Em parceria com Luiz Carlos Góes, Maitê Proença é a autora do texto corajoso, na medida em que tem como matéria-prima uma tragédia pessoal, mas igualmente inteligente, pois se afasta completamente de qualquer tom melodramático. A ambientação da peça é um velório e o ponto de vista da narrativa é de duas meninas de 12 anos, Rubi e Luzia, respectivamente filha e sobrinha da morta, assassinada pelo marido, pai de Rubi. O texto surpreende pelo humor alcançado e, mais ainda, pela liberdade poética: não só a defunta - cansada da posição - se levanta e conversa, como podem sair ainda do caixão avós, cartomantes, antigas empregadas, como se fosse uma espécie de túnel entre vida e eternidade.

 

Rubi é interpretada por Sara Antunes, atriz cujo talento os paulistanos conhecem por espetáculos como o premiado Hysteria, do Grupo XIX, do qual é fundadora.
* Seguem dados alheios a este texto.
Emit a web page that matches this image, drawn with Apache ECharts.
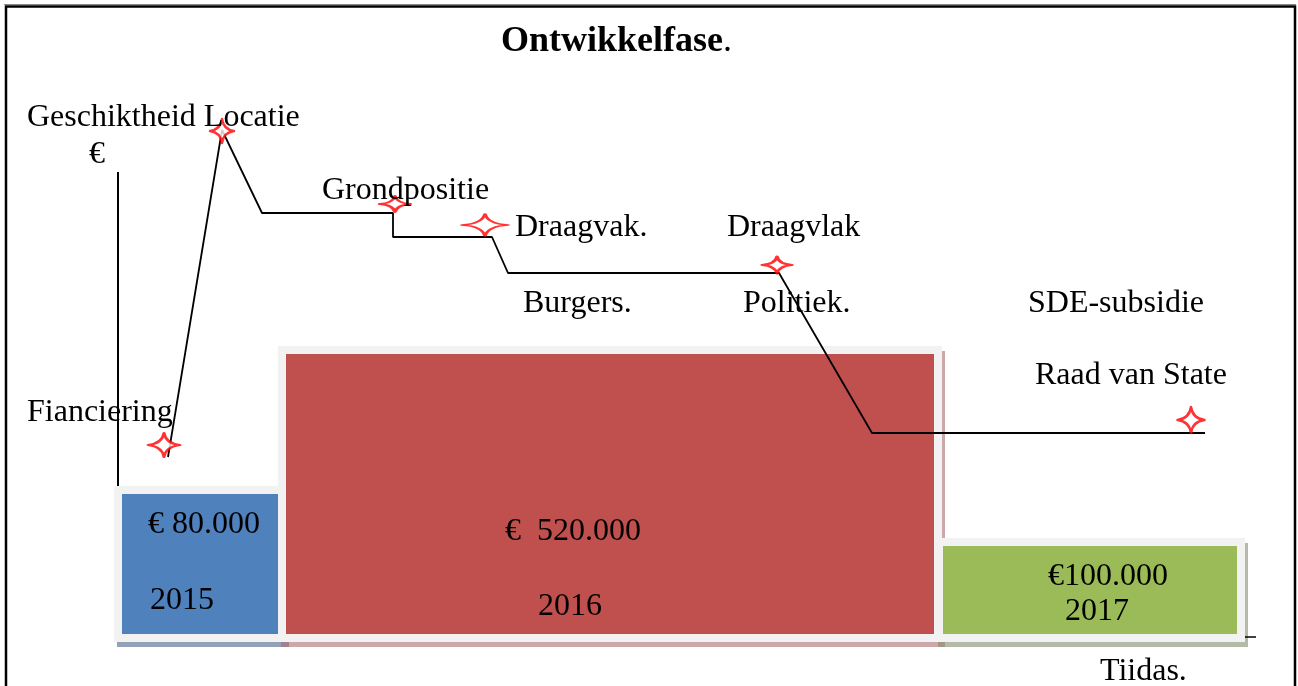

A experiente Analu Prestes, de atuações brilhantes como na trilogia da memória de Naum Alves de Souza, é a avó conservadora, desenhada pela autora de forma bem-humorada, num retrato que resvala a madrasta dos contos infantis. Clarisse Derzié Luz (quem viu não esquece sua impagável viúva rodriguiana em montagem do Grupo Tapa) se reveza em vários papéis. "A mãe é interpretada por Vanessa Gerbelli, que é muito boa atriz e Patricia Pinho está muito bem, ela dá o tom de humor com sua interpretação de Luzia, é muito engraçada, mas na medida", completa Amir Haddad.

 

"Eu as dirigi com muito cuidado, porque a peça se dá num universo feminino, um mundo delas, sobre o qual sabem muito mais do que eu sei. Eu sou dos homens que matam as mulheres, elas das que se deixam matar", brinca Amir. Ele elogia a estrutura não realista do texto e busca valorizá-la na montagem. "Construí a encenação sem nenhuma chatice psicológica. Não quero que seja pessoal, subjetivo, mas poético", diz. "E sem truques. Como espectador gosto de teatro que respeita a minha inteligência. Detesto o teatro que me pressupõe burro, só os artistas sabem o que estão fazendo. Para colocar um morto em cena não é preciso alçapão, nada disso. Eles estão lá e pronto. Circulam livremente pela vida. O público entende. Para a magia se estabelecer não é preciso o mistério", afirma.

 

E também não é necessária uma investigação muito profunda para descobrir a fonte de tal pensamento sobre a cena. Depois de ter recebido muitos prêmios no teatro convencional nas décadas de 60 e 70, Amir Haddad fundou e dirige há 25 anos o Tá na Rua, um grupo que se dedica integralmente ao democrático teatro a céu aberto. Nessa forma teatral a barreira entre espectador e artista se rompe, os procedimentos de montagem são visíveis, tende-se a uma horizontalidade de relação. "Dramaturgia sem literatura, ator sem papel, teatro sem arquitetura - a rua me deu essa liberdade. Ali o espetáculo não desce do céu, num download, mas vai da terra ao céu, e para todos, sem distinção de classe social. E quando volto ao edifício teatral não me submeto mais à sua verticalidade."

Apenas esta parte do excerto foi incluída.